Using the listing below, please gather every line containing the word "with".
---------- Dataset excerpts ----------
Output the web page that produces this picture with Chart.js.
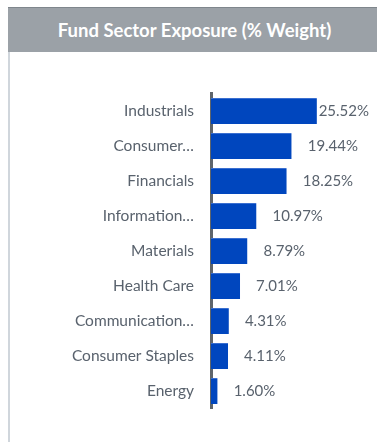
<!DOCTYPE html>
<html>
<head>
<meta charset="utf-8">
<script src="https://cdn.jsdelivr.net/npm/chart.js@4"></script>
<style>
  body { margin: 0; background: #fff; }
  #wrap { position: relative; width: 377px; height: 442px; overflow: hidden; }
  #panel { position: absolute; left: 8px; top: 7px; width: 369px; height: 435px; border-left: 2px solid #d0d6dc; box-sizing: border-box; }
  #head { position: absolute; left: 8px; top: 7px; width: 369px; height: 45px; background: #9ba1a7; border-top: 1px solid #7f868c; box-sizing: border-box;
          color: #fff; font: 700 18.5px Lato, sans-serif; text-align: center; line-height: 44px; padding-left: 4px; }
  canvas { position: absolute; left: 0; top: 0; }
</style>
</head>
<body>
<div id="wrap">
  <div id="panel"></div>
  <div id="head">Fund Sector Exposure (% Weight)</div>
  <canvas id="myChart" width="377" height="442"></canvas>
</div>
<script>
var sectors = ["Industrials", "Consumer Discretionary", "Financials", "Information Technology",
               "Materials", "Health Care", "Communication Services", "Consumer Staples", "Energy"];
var weights = [25.52, 19.44, 18.25, 10.97, 8.79, 7.01, 4.31, 4.11, 1.60];

var textColor = "#59626d";

// value labels to the right of each bar, pulled back in when they would run off the edge
var valueLabels = {
  id: "valueLabels",
  afterDatasetsDraw: function (chart) {
    var ctx = chart.ctx;
    var bars = chart.getDatasetMeta(0).data;
    ctx.save();
    ctx.font = "15px Lato, sans-serif";
    ctx.fillStyle = textColor;
    ctx.textBaseline = "middle";
    ctx.textAlign = "left";
    bars.forEach(function (bar, i) {
      var txt = weights[i].toFixed(2) + "%";
      var w = ctx.measureText(txt).width;
      var x = Math.min(bar.x + 16, 369 - w);
      ctx.fillText(txt, x, bar.y);
    });
    ctx.restore();
  }
};

var chart = new Chart(document.getElementById("myChart").getContext("2d"), {
  type: "bar",
  data: {
    labels: sectors,
    datasets: [{
      data: weights,
      backgroundColor: "#0046be",
      borderColor: "#3a6fd0",
      borderWidth: { top: 1, right: 0, bottom: 0, left: 0 },
      categoryPercentage: 1,
      barPercentage: 0.743
    }]
  },
  options: {
    indexAxis: "y",
    responsive: false,
    animation: false,
    layout: { padding: { top: 93.5, bottom: 33.5, left: 0, right: 0 } },
    plugins: { legend: { display: false }, tooltip: { enabled: false } },
    scales: {
      x: { display: false, min: 0, max: 40 },
      y: {
        grid: { display: false, drawTicks: false },
        border: { display: true, color: "#5f656b", width: 3 },
        afterFit: function (scale) { scale.width = 211; },
        ticks: {
          padding: 17,
          color: textColor,
          font: { family: "Lato", size: 15.5 },
          callback: function (value) {
            var lab = this.getLabelForValue(value);
            return lab.length > 17 ? lab.split(" ")[0] + "…" : lab;
          }
        }
      }
    }
  },
  plugins: [valueLabels]
});
</script>
</body>
</html>
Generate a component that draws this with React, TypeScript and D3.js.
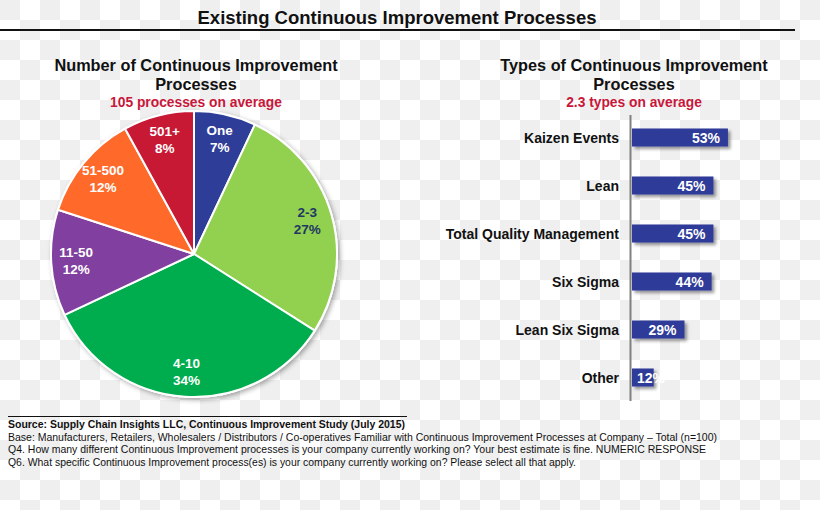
----------
[The reply]
Output the web page that produces this picture with Chart.js.
Generate a component that draws this with React, TypeScript and D3.js.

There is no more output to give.